Available data »
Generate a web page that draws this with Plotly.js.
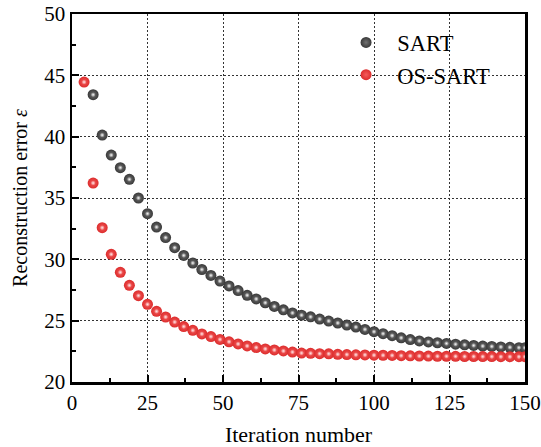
<!DOCTYPE html>
<html>
<head>
<meta charset="utf-8">
<script src="https://cdn.plot.ly/plotly-3.0.1.min.js"></script>
<style>
  html, body { margin: 0; padding: 0; background: #fff; }
  #chart { width: 541px; height: 447px; }
</style>
</head>
<body>
<div id="chart"></div>
<script>
// Reconstruction error per iteration for the two algorithms
const sartIter = [7, 10, 13, 16, 19, 22, 25, 28, 31, 34, 37, 40, 43, 46, 49, 52, 55, 58, 61, 64,
  67, 70, 73, 76, 79, 82, 85, 88, 91, 94, 97, 100, 103, 106, 109, 112, 115, 118, 121, 124,
  127, 130, 133, 136, 139, 142, 145, 148, 150];
const sartError = [43.42, 40.13, 38.5, 37.47, 36.52, 35.0, 33.72, 32.63, 31.77, 30.95,
  30.32, 29.70, 29.17, 28.69, 28.23, 27.83, 27.45, 27.07, 26.77, 26.46,
  26.16, 25.88, 25.63, 25.45, 25.31, 25.13, 24.97, 24.81, 24.64, 24.48,
  24.29, 24.10, 23.94, 23.78, 23.60, 23.46, 23.35, 23.27, 23.20, 23.14,
  23.08, 23.03, 22.98, 22.93, 22.90, 22.86, 22.83, 22.80, 22.79];

const osIter = [4, 7, 10, 13, 16, 19, 22, 25, 28, 31, 34, 37, 40, 43, 46, 49, 52, 55, 58, 61,
  64, 67, 70, 73, 76, 79, 82, 85, 88, 91, 94, 97, 100, 103, 106, 109, 112, 115, 118, 121,
  124, 127, 130, 133, 136, 139, 142, 145, 148, 150];
const osError = [44.45, 36.22, 32.58, 30.41, 28.94, 27.88, 27.04, 26.33, 25.76, 25.30,
  24.89, 24.52, 24.21, 23.92, 23.70, 23.47, 23.28, 23.10, 22.94, 22.81,
  22.70, 22.61, 22.53, 22.44, 22.36, 22.34, 22.31, 22.30, 22.26, 22.24,
  22.22, 22.21, 22.19, 22.18, 22.17, 22.15, 22.13, 22.12, 22.11, 22.10,
  22.10, 22.09, 22.08, 22.08, 22.07, 22.07, 22.06, 22.06, 22.06, 22.06];

const seriesNames = ['SART', 'OS-SART'];

const FONT = 'Liberation Serif, Times New Roman, serif';

// Shaded "ball" markers: a radial-gradient base plus a small glossy highlight
function balls(x, y, name, edge, core, shine) {
  return [
    {
      x: x, y: y, name: '\u2002' + name, type: 'scatter', mode: 'markers',
      legendgroup: name,
      marker: { size: 11, color: edge, line: { width: 0 },
        gradient: { type: 'radial', color: core } }
    },
    {
      x: x, y: y, name: name, type: 'scatter', mode: 'markers',
      legendgroup: name, showlegend: false, hoverinfo: 'skip',
      marker: { size: 5, color: 'rgba(255,255,255,0)', line: { width: 0 },
        gradient: { type: 'radial', color: shine } }
    }
  ];
}

const data = [].concat(
  balls(sartIter, sartError, seriesNames[0], '#383838', '#727272', 'rgba(255,255,255,0.95)'),
  balls(osIter, osError, seriesNames[1], '#dc2c2c', '#f45c5c', 'rgba(255,235,235,0.95)')
);

const axisCommon = {
  showline: true, linewidth: 2.5, linecolor: '#000', mirror: true,
  ticks: 'inside', ticklen: 7, tickwidth: 2, tickcolor: '#000',
  showgrid: true, gridcolor: '#333', gridwidth: 1, griddash: '2px,2px',
  zeroline: false,
  tickfont: { family: FONT, size: 21, color: '#000' }
};

const layout = {
  width: 541, height: 447,
  margin: { l: 72, r: 16, t: 14, b: 65 },
  paper_bgcolor: '#fff', plot_bgcolor: '#fff',
  font: { family: FONT, size: 21, color: '#000' },
  showlegend: true,
  legend: {
    x: 0.605, y: 0.98, xanchor: 'left', yanchor: 'top',
    bgcolor: 'rgba(255,255,255,0)', borderwidth: 0,
    font: { family: FONT, size: 22.5, color: '#000' },
    tracegroupgap: 0
  },
  xaxis: Object.assign({}, axisCommon, {
    range: [0, 150], tick0: 0, dtick: 25,
    minor: { ticks: 'inside', ticklen: 4, tickwidth: 2, tickcolor: '#000', tick0: 0, dtick: 12.5, showgrid: false },
    title: { text: 'Iteration number', font: { family: FONT, size: 22, color: '#000' }, standoff: 15 }
  }),
  yaxis: Object.assign({}, axisCommon, {
    range: [20, 50], tick0: 20, dtick: 5,
    minor: { ticks: 'inside', ticklen: 4, tickwidth: 2, tickcolor: '#000', tick0: 20, dtick: 2.5, showgrid: false },
    title: { text: 'Reconstruction error <i>ε</i>', font: { family: FONT, size: 20, color: '#000' }, standoff: 12 }
  })
};

Plotly.newPlot('chart', data, layout, { staticPlot: true, displayModeBar: false });
</script>
</body>
</html>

What to produce » All of the material above should be reproduced exactly, except the pictures.

Result for this task »
Generate a web page that draws this with Plotly.js.
<!DOCTYPE html>
<html>
<head>
<meta charset="utf-8">
<script src="https://cdn.plot.ly/plotly-3.0.1.min.js"></script>
<style>
  html, body { margin: 0; padding: 0; background: #fff; }
  #chart { width: 541px; height: 447px; }
</style>
</head>
<body>
<div id="chart"></div>
<script>
// Reconstruction error per iteration for the two algorithms
const sartIter = [7, 10, 13, 16, 19, 22, 25, 28, 31, 34, 37, 40, 43, 46, 49, 52, 55, 58, 61, 64,
  67, 70, 73, 76, 79, 82, 85, 88, 91, 94, 97, 100, 103, 106, 109, 112, 115, 118, 121, 124,
  127, 130, 133, 136, 139, 142, 145, 148, 150];
const sartError = [43.42, 40.13, 38.5, 37.47, 36.52, 35.0, 33.72, 32.63, 31.77, 30.95,
  30.32, 29.70, 29.17, 28.69, 28.23, 27.83, 27.45, 27.07, 26.77, 26.46,
  26.16, 25.88, 25.63, 25.45, 25.31, 25.13, 24.97, 24.81, 24.64, 24.48,
  24.29, 24.10, 23.94, 23.78, 23.60, 23.46, 23.35, 23.27, 23.20, 23.14,
  23.08, 23.03, 22.98, 22.93, 22.90, 22.86, 22.83, 22.80, 22.79];

const osIter = [4, 7, 10, 13, 16, 19, 22, 25, 28, 31, 34, 37, 40, 43, 46, 49, 52, 55, 58, 61,
  64, 67, 70, 73, 76, 79, 82, 85, 88, 91, 94, 97, 100, 103, 106, 109, 112, 115, 118, 121,
  124, 127, 130, 133, 136, 139, 142, 145, 148, 150];
const osError = [44.45, 36.22, 32.58, 30.41, 28.94, 27.88, 27.04, 26.33, 25.76, 25.30,
  24.89, 24.52, 24.21, 23.92, 23.70, 23.47, 23.28, 23.10, 22.94, 22.81,
  22.70, 22.61, 22.53, 22.44, 22.36, 22.34, 22.31, 22.30, 22.26, 22.24,
  22.22, 22.21, 22.19, 22.18, 22.17, 22.15, 22.13, 22.12, 22.11, 22.10,
  22.10, 22.09, 22.08, 22.08, 22.07, 22.07, 22.06, 22.06, 22.06, 22.06];

const seriesNames = ['SART', 'OS-SART'];

const FONT = 'Liberation Serif, Times New Roman, serif';

// Shaded "ball" markers: a radial-gradient base plus a small glossy highlight
function balls(x, y, name, edge, core, shine) {
  return [
    {
      x: x, y: y, name: '\u2002' + name, type: 'scatter', mode: 'markers',
      legendgroup: name,
      marker: { size: 11, color: edge, line: { width: 0 },
        gradient: { type: 'radial', color: core } }
    },
    {
      x: x, y: y, name: name, type: 'scatter', mode: 'markers',
      legendgroup: name, showlegend: false, hoverinfo: 'skip',
      marker: { size: 5, color: 'rgba(255,255,255,0)', line: { width: 0 },
        gradient: { type: 'radial', color: shine } }
    }
  ];
}

const data = [].concat(
  balls(sartIter, sartError, seriesNames[0], '#383838', '#727272', 'rgba(255,255,255,0.95)'),
  balls(osIter, osError, seriesNames[1], '#dc2c2c', '#f45c5c', 'rgba(255,235,235,0.95)')
);

const axisCommon = {
  showline: true, linewidth: 2.5, linecolor: '#000', mirror: true,
  ticks: 'inside', ticklen: 7, tickwidth: 2, tickcolor: '#000',
  showgrid: true, gridcolor: '#333', gridwidth: 1, griddash: '2px,2px',
  zeroline: false,
  tickfont: { family: FONT, size: 21, color: '#000' }
};

const layout = {
  width: 541, height: 447,
  margin: { l: 72, r: 16, t: 14, b: 65 },
  paper_bgcolor: '#fff', plot_bgcolor: '#fff',
  font: { family: FONT, size: 21, color: '#000' },
  showlegend: true,
  legend: {
    x: 0.605, y: 0.98, xanchor: 'left', yanchor: 'top',
    bgcolor: 'rgba(255,255,255,0)', borderwidth: 0,
    font: { family: FONT, size: 22.5, color: '#000' },
    tracegroupgap: 0
  },
  xaxis: Object.assign({}, axisCommon, {
    range: [0, 150], tick0: 0, dtick: 25,
    minor: { ticks: 'inside', ticklen: 4, tickwidth: 2, tickcolor: '#000', tick0: 0, dtick: 12.5, showgrid: false },
    title: { text: 'Iteration number', font: { family: FONT, size: 22, color: '#000' }, standoff: 15 }
  }),
  yaxis: Object.assign({}, axisCommon, {
    range: [20, 50], tick0: 20, dtick: 5,
    minor: { ticks: 'inside', ticklen: 4, tickwidth: 2, tickcolor: '#000', tick0: 20, dtick: 2.5, showgrid: false },
    title: { text: 'Reconstruction error <i>ε</i>', font: { family: FONT, size: 20, color: '#000' }, standoff: 12 }
  })
};

Plotly.newPlot('chart', data, layout, { staticPlot: true, displayModeBar: false });
</script>
</body>
</html>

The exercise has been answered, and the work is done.